Instructions for the task: Output all the data exactly. Pictures do not belong in the copy.

Information supplied:
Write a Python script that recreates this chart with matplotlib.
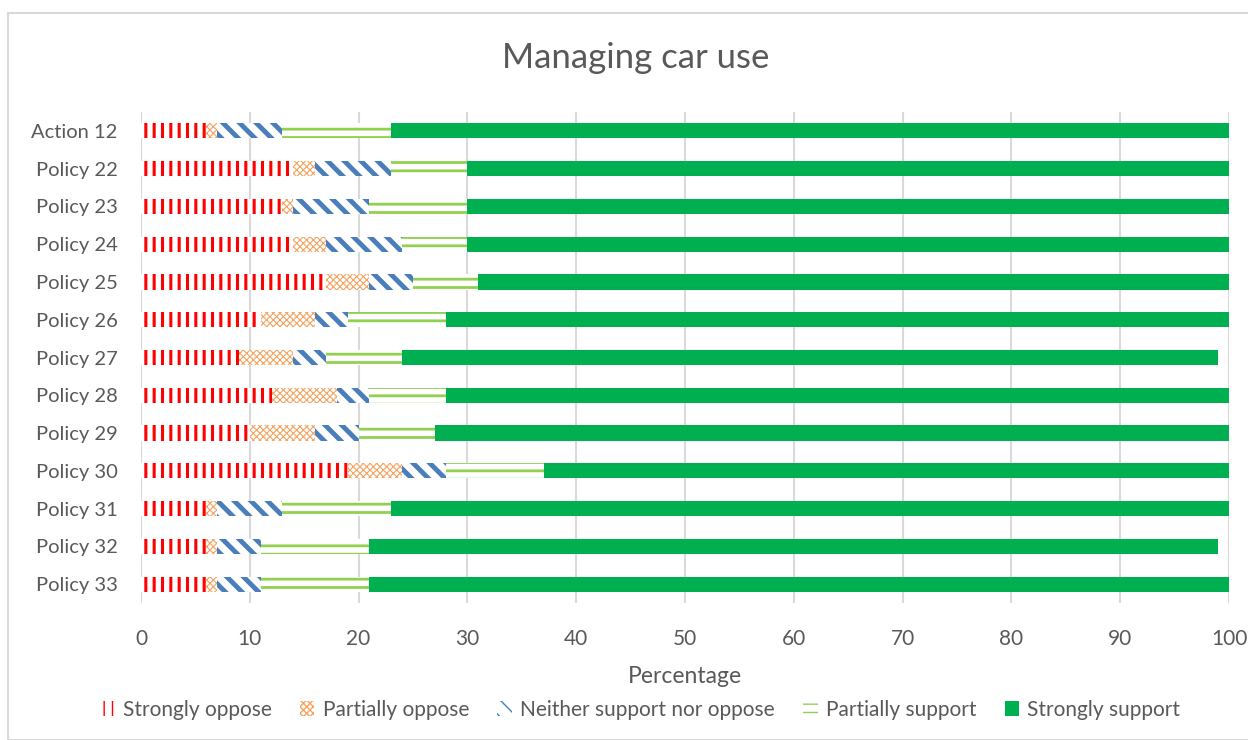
import matplotlib
matplotlib.use("Agg")
import matplotlib.pyplot as plt
import numpy as np
from matplotlib.patches import Rectangle, Patch

plt.rcParams['font.family'] = ['Lato', 'DejaVu Sans']

categories = ["Action 12", "Policy 22", "Policy 23", "Policy 24", "Policy 25", "Policy 26",
              "Policy 27", "Policy 28", "Policy 29", "Policy 30", "Policy 31", "Policy 32", "Policy 33"]
strongly_oppose = [6, 14, 13, 14, 17, 11, 9, 12, 10, 19, 6, 6, 6]
partially_oppose = [1, 2, 1, 3, 4, 5, 5, 6, 6, 5, 1, 1, 1]
neither = [6, 7, 7, 7, 4, 3, 3, 3, 4, 4, 6, 4, 4]
partially_support = [10, 7, 9, 6, 6, 9, 7, 7, 7, 9, 10, 10, 10]
strongly_support = [77, 70, 70, 70, 69, 72, 75, 72, 73, 63, 77, 78, 79]
series_names = ["Strongly oppose", "Partially oppose", "Neither support nor oppose",
                "Partially support", "Strongly support"]
xticks = [0, 10, 20, 30, 40, 50, 60, 70, 80, 90, 100]

W, H = 1248, 740
fig = plt.figure(figsize=(W / 100, H / 100), dpi=100)
ax = fig.add_axes([141 / W, 1 - 603 / H, (1229 - 141) / W, (603 - 112) / H])

text_color = "#595959"
styles = [
    dict(facecolor="white", edgecolor="#FF0000", hatch="||", hlw=2.2),
    dict(facecolor="white", edgecolor="#F4A460", hatch="xxxxx", hlw=0.8),
    dict(facecolor="white", edgecolor="#4A7EBB", hatch="\\\\", hlw=3.5),
    dict(facecolor="white", edgecolor="#92D050", hatch="--", hlw=2.0),
    dict(facecolor="#00B050", edgecolor="#00B050", hatch=None, hlw=1.0),
]
data = [strongly_oppose, partially_oppose, neither, partially_support, strongly_support]

y = np.arange(len(categories))
left = np.zeros(len(categories))
handles = []
for name, vals, st in zip(series_names, data, styles):
    vals = np.array(vals, dtype=float)
    bars = ax.barh(y, vals, left=left, height=0.4, facecolor=st["facecolor"],
                   edgecolor=st["edgecolor"], linewidth=0, hatch=st["hatch"], zorder=3)
    for b in bars:
        try:
            b.set_hatch_linewidth(st["hlw"])
        except Exception:
            pass
    left += vals
    h = Patch(facecolor=st["facecolor"], edgecolor=st["edgecolor"], linewidth=0,
              hatch=st["hatch"], label=name)
    try:
        h.set_hatch_linewidth(st["hlw"])
    except Exception:
        pass
    handles.append(h)

ax.set_ylim(len(categories) - 0.5, -0.5)
ax.set_xlim(0, 100)
ax.set_xticks(xticks)
ax.set_yticks(y)
ax.set_yticklabels(categories)
ax.tick_params(axis='x', length=0, labelsize=15, colors=text_color, pad=19)
ax.tick_params(axis='y', length=0, labelsize=14.5, colors=text_color, pad=17)
for s in ax.spines.values():
    s.set_visible(False)
ax.grid(axis='x', color="#D9D9D9", linewidth=1.5, zorder=0)
ax.set_axisbelow(True)

ax.set_xlabel("Percentage", fontsize=16.5, color=text_color, labelpad=12)
fig.text(0.509, 1 - 58 / H, "Managing car use", ha="center", va="center",
         fontsize=25, color=text_color)

leg = fig.legend(handles=handles, loc="center", bbox_to_anchor=(0.513, 1 - 710 / H),
                 ncol=5, frameon=False, fontsize=15, handlelength=0.7, handleheight=0.7,
                 handletextpad=0.4, columnspacing=1.35, labelcolor=text_color)

fig.patches.append(Rectangle((8 / W, 0), 1.0, 1 - 13 / H, transform=fig.transFigure,
                             fill=False, edgecolor="#D9D9D9", linewidth=1.5))

fig.savefig("out.png", dpi=100)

Output:
Write a Python script that recreates this chart with matplotlib.
import matplotlib
matplotlib.use("Agg")
import matplotlib.pyplot as plt
import numpy as np
from matplotlib.patches import Rectangle, Patch

plt.rcParams['font.family'] = ['Lato', 'DejaVu Sans']

categories = ["Action 12", "Policy 22", "Policy 23", "Policy 24", "Policy 25", "Policy 26",
              "Policy 27", "Policy 28", "Policy 29", "Policy 30", "Policy 31", "Policy 32", "Policy 33"]
strongly_oppose = [6, 14, 13, 14, 17, 11, 9, 12, 10, 19, 6, 6, 6]
partially_oppose = [1, 2, 1, 3, 4, 5, 5, 6, 6, 5, 1, 1, 1]
neither = [6, 7, 7, 7, 4, 3, 3, 3, 4, 4, 6, 4, 4]
partially_support = [10, 7, 9, 6, 6, 9, 7, 7, 7, 9, 10, 10, 10]
strongly_support = [77, 70, 70, 70, 69, 72, 75, 72, 73, 63, 77, 78, 79]
series_names = ["Strongly oppose", "Partially oppose", "Neither support nor oppose",
                "Partially support", "Strongly support"]
xticks = [0, 10, 20, 30, 40, 50, 60, 70, 80, 90, 100]

W, H = 1248, 740
fig = plt.figure(figsize=(W / 100, H / 100), dpi=100)
ax = fig.add_axes([141 / W, 1 - 603 / H, (1229 - 141) / W, (603 - 112) / H])

text_color = "#595959"
styles = [
    dict(facecolor="white", edgecolor="#FF0000", hatch="||", hlw=2.2),
    dict(facecolor="white", edgecolor="#F4A460", hatch="xxxxx", hlw=0.8),
    dict(facecolor="white", edgecolor="#4A7EBB", hatch="\\\\", hlw=3.5),
    dict(facecolor="white", edgecolor="#92D050", hatch="--", hlw=2.0),
    dict(facecolor="#00B050", edgecolor="#00B050", hatch=None, hlw=1.0),
]
data = [strongly_oppose, partially_oppose, neither, partially_support, strongly_support]

y = np.arange(len(categories))
left = np.zeros(len(categories))
handles = []
for name, vals, st in zip(series_names, data, styles):
    vals = np.array(vals, dtype=float)
    bars = ax.barh(y, vals, left=left, height=0.4, facecolor=st["facecolor"],
                   edgecolor=st["edgecolor"], linewidth=0, hatch=st["hatch"], zorder=3)
    for b in bars:
        try:
            b.set_hatch_linewidth(st["hlw"])
        except Exception:
            pass
    left += vals
    h = Patch(facecolor=st["facecolor"], edgecolor=st["edgecolor"], linewidth=0,
              hatch=st["hatch"], label=name)
    try:
        h.set_hatch_linewidth(st["hlw"])
    except Exception:
        pass
    handles.append(h)

ax.set_ylim(len(categories) - 0.5, -0.5)
ax.set_xlim(0, 100)
ax.set_xticks(xticks)
ax.set_yticks(y)
ax.set_yticklabels(categories)
ax.tick_params(axis='x', length=0, labelsize=15, colors=text_color, pad=19)
ax.tick_params(axis='y', length=0, labelsize=14.5, colors=text_color, pad=17)
for s in ax.spines.values():
    s.set_visible(False)
ax.grid(axis='x', color="#D9D9D9", linewidth=1.5, zorder=0)
ax.set_axisbelow(True)

ax.set_xlabel("Percentage", fontsize=16.5, color=text_color, labelpad=12)
fig.text(0.509, 1 - 58 / H, "Managing car use", ha="center", va="center",
         fontsize=25, color=text_color)

leg = fig.legend(handles=handles, loc="center", bbox_to_anchor=(0.513, 1 - 710 / H),
                 ncol=5, frameon=False, fontsize=15, handlelength=0.7, handleheight=0.7,
                 handletextpad=0.4, columnspacing=1.35, labelcolor=text_color)

fig.patches.append(Rectangle((8 / W, 0), 1.0, 1 - 13 / H, transform=fig.transFigure,
                             fill=False, edgecolor="#D9D9D9", linewidth=1.5))

fig.savefig("out.png", dpi=100)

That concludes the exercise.